So, let’s talk about casual dating. We all know that it’s not news nowadays if someone is playing the field a little. After all, we all tend to casually date several people at the same time at the start. If back in the day you would be labeled as a ‘player’ or a ‘hoe’, these days it’s become the complete norm. In fact, it’s almost expected. When you start dating someone new, it doesn’t come as a shock to find out that your date is also seeing other people. I’ve been in several situations when someone I’ve dated turned out to be doing a little serial casual dating of their own, but also (guilty as charged) I’ve done the same thing myself. It can be really exciting, but also, I found a lot of complications that came along with it…

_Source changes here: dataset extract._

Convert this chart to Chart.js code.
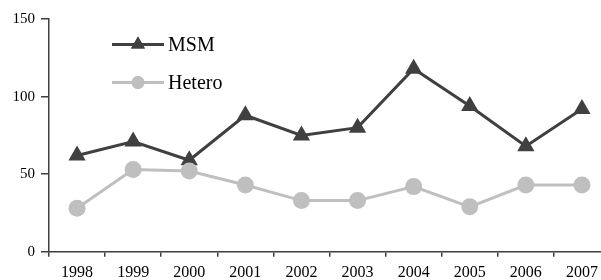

The Early Stages of Dating, Defined
Personally, I see nothing wrong with dating multiple people at once. For YOU, it can be a great confidence boost to casually date. I mean, you meet loads of new people and it’s the easiest way to find out what you’re truly looking for in a person. However, let’s clarify and define dating because I want to be clear; when I say “I see nothing wrong with dating multiple people at once”, I am talking about the very early stages of dating. You know, right at the beginning where you’ve only met a couple of times and you’re just getting to know each other and, of course, there’s been no sex (ok, possibly there might have been some other ‘stuff’, we’re not judging!)
Essentially, it’s the early days when you haven’t known each other long enough to have gotten to the awkward situation where you ask them; “Wait, are you still sleeping with other people!?” Because that, my dears, is no longer casual dating! If you’ve gotten to this stage, things are clearly going somewhere serious, so this kind of behavior is then the equivalent of being used like a public toilet. The person you’re dating is now showing signs that they are not, in fact, there to actually meet someone. They’re there to mess around, aka. fuckboy/girl alert! Time to run!
The Health Benefits When You Casually Date
Look, I know everyone will have different views but I think going on multiple dates is healthy, especially if you’ve just gotten out of a relationship. It’s an active way to get it out of your system (and no, I don’t mean by sleeping with all these new people, unless that’s what you want to do!) I think it can be great and good for the soul. For one thing, you aren’t obliged to do anything, you get to learn a lot of new things about yourself and, along the way, you get to meet some really cool people that you may (or may not) end up being friends with. However, from experience, I can tell you it can get quite confusing. Honestly, I would say that if you want to meet someone serious and you are tired of dating, then casual dating is not the option for you.
I find that with casual dating, trying to concentrate on every person as an individual when you’re dating them all at once, is akin to memorizing rocket science formulas. I mean it’s hard enough to concentrate on one as it is! When you add two, three or whatever to the mix in one go, your brain may actually explode from all that unnecessary information. (A little health warning, if ever there was one…)
Casual Dating as a Learning Curve
Like most things, casual dating has its pros and cons depending on who you ask and their situation. However, the bottom line is that after you’re done casual dating and you feel that you are ready to meet someone serious, you should have learnt a lot about yourself from that experience. Casual dating should have shown you what you like and dislike. By going out with a range of people, you’ll get to know yourself even better, meaning you are not going to go on a date with just anyone (or purely based on their looks.)
Also, let me highlight, whenever I’ve committed a crime of casual dating myself, I’ve always confessed that I’m dating other people. I have always felt they had a right to know that, as well as if I wasn’t looking for anything serious. Honesty is always key and no one likes to be on the other end where they’ve invested themselves in a person, only to find out months later that they don’t want to commit, plus they’re still seeing other people on the side. That never ends well…
So, there you have it my dears, casual dating can be lots of fun AND healthy, BUT always be honest with the other people involved by laying your cards on the table in the early stages. Don’t let it become your life or let it define you, as it can become very addictive. Anyways, spring is here (sort of), so go put yourself out there and meet (casually date) all those fabulous people who have come out of hiding now that the sun is (kind of) out!